For laytime to commence during lightening, the vessel should be an “arrived ship”. This means that it must have arrived at the contractual destination. In the case of a “port charter”, this includes a position within the port where the vessel is at the immediate and effective disposition of the Charterer. In the case of a “berth charter”, this means that the vessel must actually arrive in the berth. Before the vessel becomes an “arrived ship” laytime may not commence and, if the vessel has to be lightened, the Charterer may or may not escape any risk of loss of time for the lightening operation. In an old English case, Nielsen y. Wait, 1885, the judge said that if the charter specified the destination, the owner would not be entitled to count the time spent in lightening as laytime, if the vessel did not reach the agreed destination. This contrasted with an earlier Scottish case, Dickinson v. Martini, 1874, where shipowners were allowed to count lightening time as laytime outside a port.

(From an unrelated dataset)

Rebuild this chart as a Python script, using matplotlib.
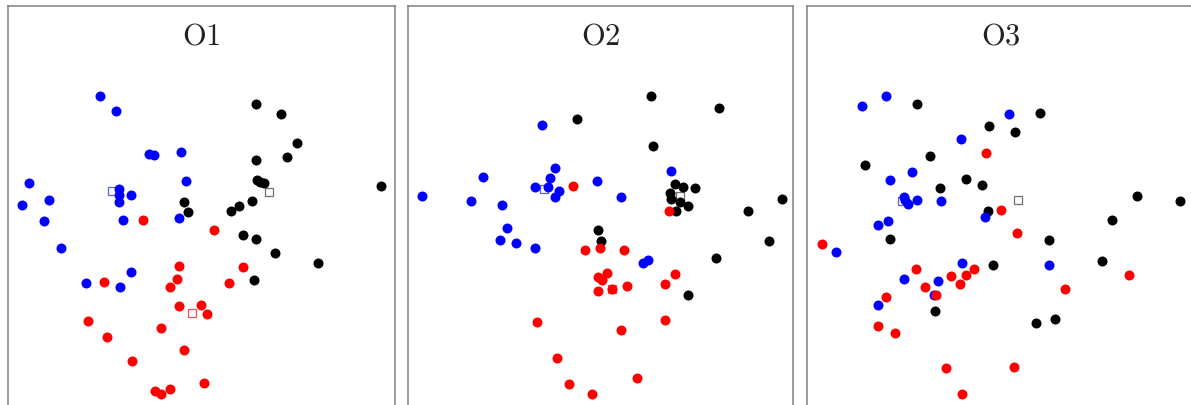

Tanker charterparties frequently contain lightening provisions. In the case of these vessels, they may carry large parcels of cargo which have to be transhipped at sea before continuing on to . the discharging destination. For example, in TANKERVOY 87 it is provided that:
“ . . . if the vessel loads or discharges cargo by transhipment at sea, all time from-the vessel’s arrival at the transhipment place until final unmooring of the lightening vessel at the end of transhipment operations shall count as laytime or for demurrage if the vessel is on demurrage.”
In this situation, the shifting time from the transhipment place to the final port of discharge does not count as laytime.
In the EXXONVOY 84 tanker charterparty, the lightening clause contains a provision that the Charterer provides a “lightening master” and appropriate lightening equipment, but the vessel’s master is always responsible for the lightening operation.